Painting of decisive American victory serves as an inspiration
When most Americans think of grand naval victories, few would likely
list a battle fought on one of the nation’s Great Lakes. And yet that
is the scene of one of the Capitol’s loveliest paintings, depicting a
critical clash during the War of 1812.
Commissioned by Congress in 1865 — during another tumultuous period, that of the Civil War — artist William Henry Powell was asked to depict a decisive American naval victory.
{mosads}“The Senate and House wings of the Capitol had recently been completed, and they were looking to fill those spaces with art,” Associate Senate Curator Melinda Smith told The Hill. “A painting of a large scale, something that wouldn’t just be a small portrait, was needed for each of the four grand staircases.”
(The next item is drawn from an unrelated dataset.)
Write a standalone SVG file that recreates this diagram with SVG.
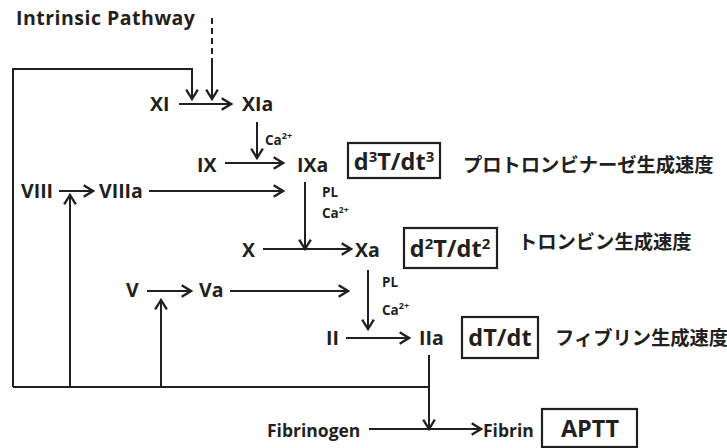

The artist had recently completed a work depicting Commodore Oliver Hazard Perry’s victory at the Battle of Lake Erie for the rotunda of the Ohio statehouse in Columbus. When Congress commissioned the artist to complete a large painting to be hung at the head of the east stairway in the Capitol’s Senate wing, it was likely understood that he would recreate the subject on a grander scale.
Powell “was an American artist — that was something they were looking for to fill the halls of Congress,” Smith said. “He was obviously competent; he was a known factor and a competent artist who could create a competent scene.”
Powell worked in a temporary studio inside the Capitol, and is said to have used Capitol employees as models for the work. Measuring more than 26 feet by 16 feet, the large painting depicts a turning point in the war against the mighty British naval fleet, when U.S. forces took control of the Northwest Territory.
As his subject, the artist chose the moment when Perry escaped his damaged ship, the Lawrence, in a rowboat through enemy fire. Accompanying him are six oarsmen, a helmsman and the commodore’s young brother, Alexander.
A haze of gun smoke surrounds them as Perry’s boat rows toward the ship Niagara. The yellow smoke shrouds the British and American ships behind Perry, giving them an almost spectral quality that enhances the perceived dangers in the painting.
Doomed figures look down from the crippled Lawrence, and a lifeless figure in the foreground bobs helplessly in the gray water, a symbol of the brutality of war. An American flag tethered to the rowboat ripples in the wind, its red stripes the one bright burst of color in the otherwise muted image.
According to historical accounts, Perry braved the heavy gunfire to reach the Niagara successfully. There, he boarded the ship, took command, then steered it directly toward the British ships. Just 15 minutes after boarding the Niagara, the British ships had fallen under the assault.
“We have met the enemy and they are ours — two ships, two brigs, one schooner and a sloop,” Perry wrote to Gen. William Henry Harrison, commander of U.S. forces in the Northwest Territory, following the victory.
Perry’s victory at Lake Erie on Sept. 10, 1813, was considered one of the most heroic military events of the young American republic. Perry not only defeated the British naval forces, at that point considered the greatest on earth, but also ensured American control of the Great Lakes.
Within a month, the British and their Indian allies were all but defeated.
Powell’s capturing of such a victorious moment in American history doesn’t just inspire countless lawmakers and Capitol visitors lucky enough to glimpse it today. The work was also meant to inspire those in Congress a century and a half before, during the dark days of the bloody Civil War.
“I’m sure in the debate about commissioning the work and the subject itself, the decisive victory that it depicts, it was probably hoped that it would be inspiring for a nation that was currently at war,” Smith said.